Мы вызвали на допрос Рахимова Анвара. Он рассказал, что весной 1987 года его пригласил в прокуратуру Ф. Ходжаевского района г. Бухары следователь Мороз и сказал, что Анвара вызывает в Москву в следственную часть прокуратуры Гдлян на свидание с отцом. Кстати, Мороз подтвердит эти вызовы. По прибытии в следственную часть, часа через два, Рахимову Анвару устроили встречу с отцом. Тот сказал, что нужно занять у родственников, добавить свои деньги и привезти 100 тысяч рублей в Москву. Гдлян еще раз даст свидание. На вопрос сына о причинах образования у отца шрама на лбу, тот ответил, что на допросах Гдлян и Иванов били его. Гдлян ударил так ногой, что сорвал кожу на лбу.

По возвращении Анвара родственники собрали 100 тысяч. Они нами тоже допрошены, назвали, кто и сколько дал денег.

Дней через десять Анвар вновь вылетит самолетом в Москву. Деньги же будут завернуты в газету и уложены в дипломат, который привезет поездом Шукуров Хамракул.
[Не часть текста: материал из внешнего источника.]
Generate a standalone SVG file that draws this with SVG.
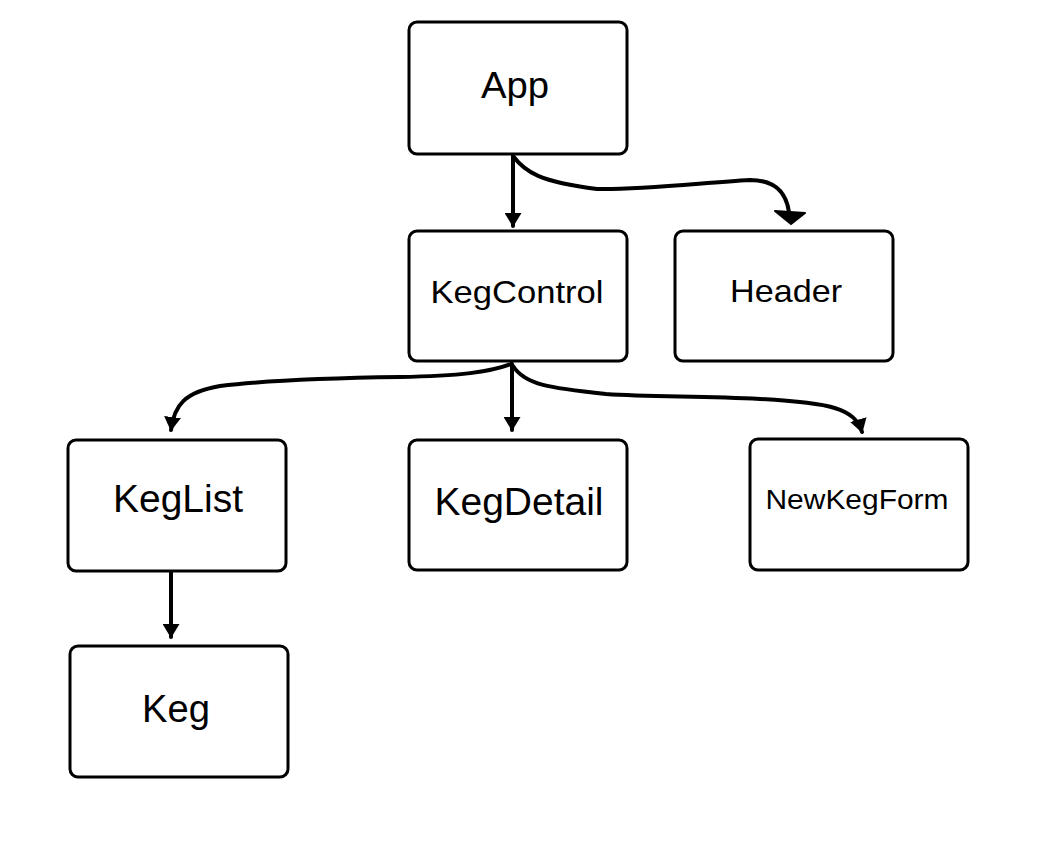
<svg xmlns="http://www.w3.org/2000/svg" width="1056" height="844" viewBox="0 0 1056 844">
<style>
.box{fill:#fff;stroke:#000;stroke-width:3}
.lbl{font-family:"Liberation Sans",Arial,sans-serif;fill:#000;text-anchor:middle}
.c{fill:none;stroke:#000;stroke-width:4;stroke-linecap:round;stroke-linejoin:round}
</style>
<defs>
<marker id="ah" viewBox="0 0 14 17" refX="13" refY="8.5" markerWidth="14" markerHeight="17" orient="auto" markerUnits="userSpaceOnUse">
<path d="M0,0 L14,8.5 L0,17 Z" fill="#000"/>
</marker>
</defs>
<rect width="1056" height="844" fill="#fff"/>
<g id="App"><rect class="box" x="409" y="22" width="218" height="132" rx="8"/><text class="lbl" x="515" y="98" font-size="37" textLength="68" lengthAdjust="spacingAndGlyphs">App</text></g>
<g id="KegControl"><rect class="box" x="409" y="231" width="218" height="130" rx="8"/><text class="lbl" x="517" y="303" font-size="32" textLength="173" lengthAdjust="spacingAndGlyphs">KegControl</text></g>
<g id="Header"><rect class="box" x="675" y="231" width="218" height="130" rx="8"/><text class="lbl" x="786" y="302" font-size="32" textLength="112" lengthAdjust="spacingAndGlyphs">Header</text></g>
<g id="KegList"><rect class="box" x="68" y="440" width="218" height="131" rx="8"/><text class="lbl" x="178" y="512" font-size="38" textLength="130" lengthAdjust="spacingAndGlyphs">KegList</text></g>
<g id="KegDetail"><rect class="box" x="409" y="440" width="218" height="130" rx="8"/><text class="lbl" x="519" y="515" font-size="38" textLength="169" lengthAdjust="spacingAndGlyphs">KegDetail</text></g>
<g id="NewKegForm"><rect class="box" x="750" y="439" width="218" height="131" rx="8"/><text class="lbl" x="857" y="509" font-size="28" textLength="183" lengthAdjust="spacingAndGlyphs">NewKegForm</text></g>
<g id="Keg"><rect class="box" x="70" y="646" width="218" height="131" rx="8"/><text class="lbl" x="176" y="722" font-size="38" textLength="68" lengthAdjust="spacingAndGlyphs">Keg</text></g>
<g id="connectors">
<path class="c" d="M513,156 L513,226" marker-end="url(#ah)"/>
<path class="c" d="M513,156 C525,172 540,182 597,189 C640,190 700,183 750,180 C775,180 786,192 789,212"/>
<path d="M775,211 L805,213 L791,224 Z" fill="#000" stroke="#000" stroke-width="2" stroke-linejoin="round"/>
<path class="c" d="M511,364 C490,372 460,376 400,377 C330,378 260,381 220,386 C185,392 174,405 171,430" marker-end="url(#ah)"/>
<path class="c" d="M512,364 L512,430" marker-end="url(#ah)"/>
<path class="c" d="M513,366 C525,385 550,388 606,394 C650,397 700,396 760,399 C830,403 855,408 862,432" marker-end="url(#ah)"/>
<path class="c" d="M171,573 L171,637" marker-end="url(#ah)"/>
</g>
</svg>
Он нами установлен и на допросах полностью подтвердит факт транспортировки денег. Расскажет, что вместе с Анваром ходил к зданию следственной части прокуратуры СССР. Анвар взял дипломат с деньгами, ушел вовнутрь помещения, а вскоре уже вышел без дипломата и денег. В Москве Анвар и Шукуров Хамракул остановятся в общежитии Академии наук СССР у аспиранта Рамзатова Ислама. Тот подтвердит это. Подробно расскажет о дипломате. Сообщит, что Анвар, взяв дипломат, вместе с Шукуровым уйдет из общежития на свидание с отцом.
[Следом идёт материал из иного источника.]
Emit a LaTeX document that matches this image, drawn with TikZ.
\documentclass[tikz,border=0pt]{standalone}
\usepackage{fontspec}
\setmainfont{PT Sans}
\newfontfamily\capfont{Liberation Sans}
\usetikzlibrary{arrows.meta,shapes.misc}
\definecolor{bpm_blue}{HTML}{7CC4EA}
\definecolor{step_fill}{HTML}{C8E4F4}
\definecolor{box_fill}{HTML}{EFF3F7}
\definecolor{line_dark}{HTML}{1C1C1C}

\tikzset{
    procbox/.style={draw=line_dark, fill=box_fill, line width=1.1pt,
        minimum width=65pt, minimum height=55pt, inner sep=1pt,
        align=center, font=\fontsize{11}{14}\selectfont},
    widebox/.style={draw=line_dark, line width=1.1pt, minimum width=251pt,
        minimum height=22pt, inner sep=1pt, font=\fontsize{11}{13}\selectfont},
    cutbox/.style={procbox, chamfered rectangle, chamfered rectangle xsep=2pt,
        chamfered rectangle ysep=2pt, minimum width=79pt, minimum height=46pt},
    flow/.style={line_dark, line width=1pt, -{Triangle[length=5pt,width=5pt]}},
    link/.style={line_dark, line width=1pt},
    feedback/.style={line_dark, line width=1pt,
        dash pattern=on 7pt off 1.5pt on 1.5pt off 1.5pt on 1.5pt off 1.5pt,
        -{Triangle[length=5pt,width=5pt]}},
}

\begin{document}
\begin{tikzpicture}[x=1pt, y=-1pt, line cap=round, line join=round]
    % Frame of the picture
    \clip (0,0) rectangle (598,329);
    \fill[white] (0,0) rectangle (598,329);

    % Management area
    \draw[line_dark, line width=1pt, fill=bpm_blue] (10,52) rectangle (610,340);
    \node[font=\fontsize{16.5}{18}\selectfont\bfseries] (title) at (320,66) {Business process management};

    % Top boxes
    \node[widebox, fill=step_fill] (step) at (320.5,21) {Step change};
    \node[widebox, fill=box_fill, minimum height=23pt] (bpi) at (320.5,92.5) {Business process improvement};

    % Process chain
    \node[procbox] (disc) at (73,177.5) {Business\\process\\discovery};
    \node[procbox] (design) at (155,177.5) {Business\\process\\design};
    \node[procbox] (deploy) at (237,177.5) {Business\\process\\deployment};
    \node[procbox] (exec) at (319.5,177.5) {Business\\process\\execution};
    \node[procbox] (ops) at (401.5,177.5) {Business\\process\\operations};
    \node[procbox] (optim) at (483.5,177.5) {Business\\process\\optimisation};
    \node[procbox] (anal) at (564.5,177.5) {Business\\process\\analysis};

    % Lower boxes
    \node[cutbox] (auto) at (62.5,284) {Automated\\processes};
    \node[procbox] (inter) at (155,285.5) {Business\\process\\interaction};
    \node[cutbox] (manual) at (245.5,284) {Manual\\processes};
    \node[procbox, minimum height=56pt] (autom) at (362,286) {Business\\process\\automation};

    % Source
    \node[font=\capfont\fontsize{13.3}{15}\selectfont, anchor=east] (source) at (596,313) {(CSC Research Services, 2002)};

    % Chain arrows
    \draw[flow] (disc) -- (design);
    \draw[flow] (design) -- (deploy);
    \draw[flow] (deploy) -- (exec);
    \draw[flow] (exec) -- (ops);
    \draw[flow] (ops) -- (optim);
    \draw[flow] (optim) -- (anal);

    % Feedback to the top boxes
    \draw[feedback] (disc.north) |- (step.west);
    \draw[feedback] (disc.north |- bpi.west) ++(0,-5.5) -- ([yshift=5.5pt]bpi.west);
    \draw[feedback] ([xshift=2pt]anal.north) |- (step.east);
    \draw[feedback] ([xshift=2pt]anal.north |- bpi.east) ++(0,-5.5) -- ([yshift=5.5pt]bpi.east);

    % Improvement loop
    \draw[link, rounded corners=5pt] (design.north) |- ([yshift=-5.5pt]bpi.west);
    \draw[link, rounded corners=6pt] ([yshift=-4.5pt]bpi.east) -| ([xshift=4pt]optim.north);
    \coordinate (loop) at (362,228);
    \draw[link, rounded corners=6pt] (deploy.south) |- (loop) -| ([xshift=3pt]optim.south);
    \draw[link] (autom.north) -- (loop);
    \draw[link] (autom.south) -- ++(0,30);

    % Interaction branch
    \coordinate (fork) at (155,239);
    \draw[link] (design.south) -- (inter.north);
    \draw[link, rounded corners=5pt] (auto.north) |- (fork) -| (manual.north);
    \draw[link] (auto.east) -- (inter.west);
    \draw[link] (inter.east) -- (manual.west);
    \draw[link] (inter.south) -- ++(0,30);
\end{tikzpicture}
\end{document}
Рахимов Анвар далее в деталях пояснит, что по приходу в следственную часть его заведут в кабинет на четвертый этаж, а вскоре в него приведут отца.

«Нас оставили вдвоем. В коридоре ходила переводчица Диля, фамилию не знаю, с ней разговаривал Дадажанов. Примерно полчаса я разговаривал с отцом, сказал, что привез 100 тысяч, показал на дипломат, сказал, что привез новый костюм. Отец костюм не взял, а продукты я ему отдал, хлеба немного (лепешки) и еще что-то, не помню. Зашел Мороз и сказал, чтобы я уходил. Отец остался в кабинете. Я забрал сумку, а дипломат оставил… Деньги были еще завернуты в две газеты «Совет Узбекистони». Там было 15 пачек 50-рублевых ассигнаций и 10 пачек 25-рублевых купюр. Зачем понадобились отцу эти деньги в тюрьме, он мне не сказал, а ответил — нужны и все. Портфель-дипломат я поставил за стол с правой стороны, в промежутке между столом и окном, и показал отцу, где он стоит».